- President: Thomas Joly
- Founder: Carl Lang
- Founded: 23 February 2009; 17 years ago
- Split from: National Front
- Headquarters: 43 route de Saint-Germain 78860, Saint-Nom-la-Bretèche
- Ideology: Identitarianism Ultranationalism Social conservatism
- Political position: Far-right
- Colours: Blue and red
- National Assembly: 0 / 577
- Senate: 0 / 348
- European Parliament: 0 / 74

Website
- www.parti-de-la-france.fr

= Party of France =

French nationalist party

The Party of France (Parti de la France, PDF) is a political party in France. The PDF was founded on 23 February 2009 by National Front MEP Carl Lang. Carl Lang was known for his opposition to Marine Le Pen's possible candidacy to the leadership of the FN upon retirement of its long-time leader, Jean-Marie Le Pen. This came in the midst of the early campaign for the 2009 European elections: Carl Lang, elected for the FN in the North-West constituency ran for re-election under the PDF banner, against the FN list led by Marine Le Pen. The PDF supported Jean Verdon in the Massif Central-Centre and the incumbent MEP Jean-Claude Martinez in the South-West constituency. The party ran no lists against Jean-Marie Le Pen and Bruno Gollnisch.

The PDF was joined by a number of high-ranking FN elected officials and members, including Fernand Le Rachinel and Bernard Antony. After defections from the FN, it had regional councillors in the Nord-Pas-de-Calais, Picardy, Lower Normandy, Ile-de-France and Centre regions.

In the 2009 European elections, all lists supported by the PDF were defeated, with 1.88% in the Massif Central, 1.52% in the North-West and 0.92% in the South-West. Carl Lang, Fernand Le Rachinel and Jean-Claude Martinez were defeated.

In November 2009, Carl Lang announced that he would be a candidate in the 2010 regional elections in Upper Normandy.
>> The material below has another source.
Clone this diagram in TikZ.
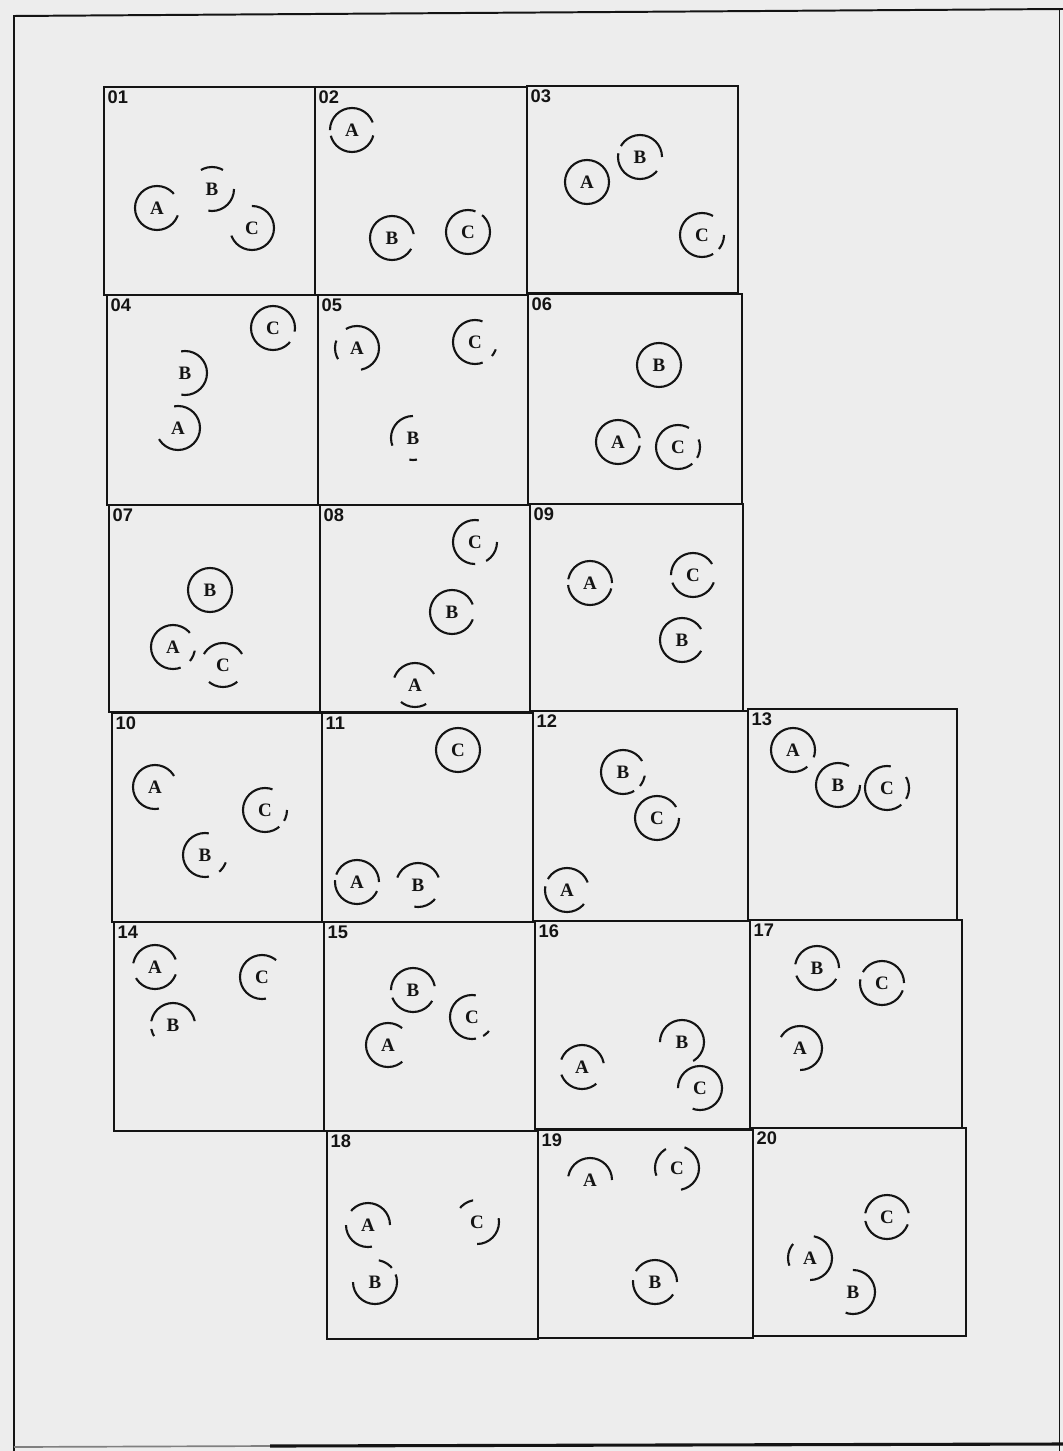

In addition, the party announced that it would run in at least eight regions. It did not win any seats

On 25 June 2024, During the 2024 French legislative election. Pascal Schneider, mayor of Neuves-Maisons, filed a complaint with the public prosecutor against Pierre-Nicolas Nups, candidate of the PDF in Meurthe-et-Moselle's 5th constituency, for electoral posters featuring a young white boy with blue eyes and blonde hair reading "Let's give white children a future."